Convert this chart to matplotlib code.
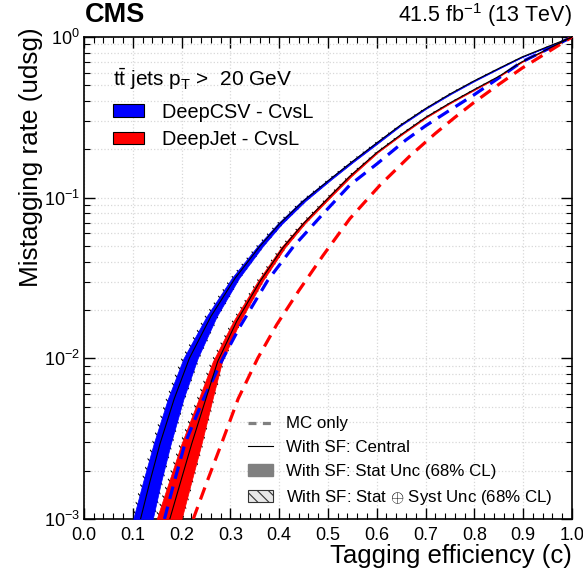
import numpy as np
import matplotlib
matplotlib.use("Agg")
import matplotlib.pyplot as plt
from matplotlib.lines import Line2D
from matplotlib.patches import Patch
from matplotlib.ticker import MultipleLocator, LogLocator, NullFormatter

plt.rcParams['font.family'] = ['Liberation Sans', 'DejaVu Sans']
plt.rcParams['mathtext.fontset'] = 'custom'
plt.rcParams['mathtext.rm'] = 'Liberation Sans'
plt.rcParams['mathtext.it'] = 'Liberation Sans:italic'
plt.rcParams['mathtext.bf'] = 'Liberation Sans:bold'
plt.rcParams['hatch.linewidth'] = 0.8

# -----------------------------
# ROC curves: c efficiency vs light mistag rate
# -----------------------------
# DeepCSV CvsL, with SF (central)
csv_sf_eff = [0.116, 0.135, 0.156, 0.185, 0.216, 0.26, 0.31, 0.361, 0.40, 0.45, 0.504,
              0.548, 0.60, 0.648, 0.70, 0.75, 0.798, 0.85, 0.897, 0.95, 1.0]
csv_sf_rate = [0.001, 0.0017, 0.00295, 0.0056, 0.01, 0.0182, 0.0316, 0.0501, 0.0684, 0.0955, 0.130,
               0.166, 0.219, 0.282, 0.359, 0.442, 0.531, 0.638, 0.750, 0.871, 1.0]
# stat unc. on the efficiency (down / up)
csv_stat_dn = [0.015, 0.014, 0.013, 0.013, 0.012, 0.009, 0.007, 0.005, 0.004, 0.004, 0.003,
               0.003, 0.003, 0.002, 0.002, 0.002, 0.002, 0.0015, 0.001, 0.001, 0.0]
csv_stat_up = [0.025, 0.023, 0.022, 0.019, 0.017, 0.012, 0.008, 0.006, 0.005, 0.004, 0.003,
               0.003, 0.003, 0.002, 0.002, 0.002, 0.002, 0.0015, 0.001, 0.001, 0.0]
# stat + syst
csv_tot_dn = [0.019, 0.018, 0.017, 0.017, 0.016, 0.013, 0.010, 0.008, 0.007, 0.006, 0.005,
              0.005, 0.005, 0.004, 0.004, 0.004, 0.003, 0.003, 0.002, 0.002, 0.0]
csv_tot_up = [0.029, 0.027, 0.026, 0.023, 0.021, 0.016, 0.011, 0.009, 0.008, 0.007, 0.005,
              0.005, 0.005, 0.004, 0.004, 0.004, 0.003, 0.003, 0.002, 0.002, 0.0]

# DeepCSV CvsL, MC only
csv_mc_eff = [0.165, 0.185, 0.207, 0.245, 0.285, 0.32, 0.377, 0.429, 0.49, 0.545,
              0.60, 0.66, 0.70, 0.75, 0.798, 0.85, 0.897, 0.95, 1.0]
csv_mc_rate = [0.001, 0.0017, 0.00295, 0.0056, 0.01, 0.0158, 0.0307, 0.0495, 0.0794, 0.120,
               0.162, 0.229, 0.280, 0.351, 0.434, 0.556, 0.700, 0.841, 1.0]

# DeepJet CvsL, with SF (central)
jet_sf_eff = [0.176, 0.198, 0.221, 0.248, 0.274, 0.313, 0.361, 0.408, 0.45, 0.504,
              0.545, 0.60, 0.648, 0.70, 0.75, 0.798, 0.85, 0.897, 0.95, 1.0]
jet_sf_rate = [0.001, 0.0017, 0.00295, 0.00537, 0.00955, 0.0170, 0.0302, 0.0490, 0.0692, 0.102,
               0.136, 0.191, 0.245, 0.316, 0.389, 0.468, 0.569, 0.700, 0.841, 1.0]
jet_stat_dn = [0.027, 0.024, 0.021, 0.015, 0.010, 0.007, 0.005, 0.004, 0.003, 0.003,
               0.003, 0.002, 0.002, 0.002, 0.002, 0.002, 0.0015, 0.001, 0.001, 0.0]
jet_stat_up = [0.024, 0.022, 0.020, 0.014, 0.009, 0.007, 0.005, 0.004, 0.003, 0.003,
               0.003, 0.002, 0.002, 0.002, 0.002, 0.002, 0.0015, 0.001, 0.001, 0.0]
jet_tot_dn = [0.031, 0.028, 0.025, 0.019, 0.014, 0.010, 0.008, 0.007, 0.006, 0.005,
              0.005, 0.004, 0.004, 0.004, 0.003, 0.003, 0.003, 0.002, 0.002, 0.0]
jet_tot_up = [0.028, 0.026, 0.024, 0.018, 0.013, 0.010, 0.008, 0.007, 0.006, 0.005,
              0.005, 0.004, 0.004, 0.004, 0.003, 0.003, 0.003, 0.002, 0.002, 0.0]

# DeepJet CvsL, MC only
jet_mc_eff = [0.224, 0.252, 0.282, 0.316, 0.356, 0.395, 0.44, 0.49, 0.545, 0.607,
              0.668, 0.72, 0.76, 0.798, 0.85, 0.897, 0.95, 1.0]
jet_mc_rate = [0.001, 0.0017, 0.00295, 0.0056, 0.01, 0.0162, 0.0263, 0.0437, 0.0741, 0.120,
               0.182, 0.251, 0.316, 0.389, 0.507, 0.638, 0.804, 1.0]

x_ticks = [0.0, 0.1, 0.2, 0.3, 0.4, 0.5, 0.6, 0.7, 0.8, 0.9, 1.0]

blue = '#0000ff'
red = '#ff0000'

fig = plt.figure(figsize=(5.83, 5.70), dpi=100)
ax = fig.add_axes([0.144, 0.0895, 0.837, 0.8455])
ax.set_yscale('log')


def draw_sf(eff, rate, st_dn, st_up, tot_dn, tot_up, color):
    eff = np.array(eff)
    ax.fill_betweenx(rate, eff - np.array(tot_dn), eff + np.array(tot_up),
                     facecolor='none', edgecolor='black', hatch='\\\\\\',
                     linewidth=0, zorder=2)
    ax.fill_betweenx(rate, eff - np.array(st_dn), eff + np.array(st_up),
                     facecolor=color, edgecolor=color, linewidth=0.5, zorder=3)


draw_sf(csv_sf_eff, csv_sf_rate, csv_stat_dn, csv_stat_up, csv_tot_dn, csv_tot_up, blue)
draw_sf(jet_sf_eff, jet_sf_rate, jet_stat_dn, jet_stat_up, jet_tot_dn, jet_tot_up, red)

# MC-only curves
ax.plot(csv_mc_eff, csv_mc_rate, color=blue, lw=2.3, ls=(0, (4, 2.5)), zorder=4)
ax.plot(jet_mc_eff, jet_mc_rate, color=red, lw=2.3, ls=(0, (4, 2.5)), zorder=4)

# SF central curves
ax.plot(csv_sf_eff, csv_sf_rate, color='black', lw=0.8, zorder=5)
ax.plot(jet_sf_eff, jet_sf_rate, color='black', lw=0.8, zorder=5)

# -----------------------------
# Axes
# -----------------------------
ax.set_xlim(0, 1)
ax.set_ylim(1e-3, 1)
ax.set_xticks(x_ticks)
ax.set_xticklabels(['%.1f' % t for t in x_ticks])
ax.xaxis.set_minor_locator(MultipleLocator(0.02))
ax.yaxis.set_major_locator(LogLocator(base=10))
ax.yaxis.set_minor_locator(LogLocator(base=10, subs=np.arange(2, 10)))
ax.yaxis.set_minor_formatter(NullFormatter())
ax.tick_params(which='both', direction='in', top=True, right=True, labelsize=13)
ax.tick_params(which='major', length=8, width=1)
ax.tick_params(which='minor', length=4.3, width=0.8)
ax.tick_params(axis='x', pad=6)
ax.tick_params(axis='y', pad=3)
for s in ax.spines.values():
    s.set_linewidth(1.2)

ax.grid(True, which='major', color='#d8d8d8', ls=':', lw=0.9)
ax.yaxis.grid(True, which='minor', color='#d8d8d8', ls=':', lw=0.9)
ax.set_axisbelow(True)

ax.set_xlabel('Tagging efficiency (c)', fontsize=18.5, loc='right', labelpad=0)
ax.set_ylabel('Mistagging rate (udsg)', fontsize=18.8, loc='top')
ax.yaxis.set_label_coords(-0.084, 1.02)

fig.text(0.146, 0.962, 'CMS', fontsize=19.5, fontweight='bold', va='baseline')
fig.text(0.981, 0.962, r'41.5 fb$^{-1}$ (13 TeV)', fontsize=15.5, ha='right', va='baseline')

# -----------------------------
# Legends
# -----------------------------
ax.text(0.0594, 0.898, r'$\mathregular{t\bar{t}}$ jets p$_{\mathregular{T}}$ >  20 GeV',
        transform=ax.transAxes, fontsize=15, va='baseline')

tagger_handles = [Patch(facecolor=blue, edgecolor='black', lw=0.8),
                  Patch(facecolor=red, edgecolor='black', lw=0.8)]
leg1 = ax.legend(tagger_handles, ['DeepCSV - CvsL', 'DeepJet - CvsL'],
                 loc='center left', bbox_to_anchor=(0.039, 0.816), frameon=False,
                 borderpad=0, fontsize=14.3, handlelength=1.56,
                 handleheight=0.6, handletextpad=0.9, labelspacing=0.42)
ax.add_artist(leg1)

style_handles = [Line2D([], [], color='#808080', lw=2.3, ls=(0, (2.5, 2))),
                 Line2D([], [], color='black', lw=0.8),
                 Patch(facecolor='#808080', edgecolor='#808080'),
                 Patch(facecolor='#e8e8e8', edgecolor='#333333', hatch='\\\\\\', lw=0.8)]
ax.legend(style_handles, ['MC only', 'With SF: Central', 'With SF: Stat Unc (68% CL)',
                          r'With SF: Stat $\oplus$ Syst Unc (68% CL)'],
          loc='center left', bbox_to_anchor=(0.318, 0.119), frameon=False, borderpad=0,
          fontsize=12.2, handlelength=1.47, handleheight=0.65, handletextpad=0.82,
          labelspacing=0.52)

fig.savefig('out.png', dpi=100)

▶ [Job]: With the pictures left out, restate word for word every line of the data above, from the first down to the line that contains "from matplotlib.ticker import".

▶ [Full answer]:
Convert this chart to matplotlib code.
import numpy as np
import matplotlib
matplotlib.use("Agg")
import matplotlib.pyplot as plt
from matplotlib.lines import Line2D
from matplotlib.patches import Patch
from matplotlib.ticker import MultipleLocator, LogLocator, NullFormatter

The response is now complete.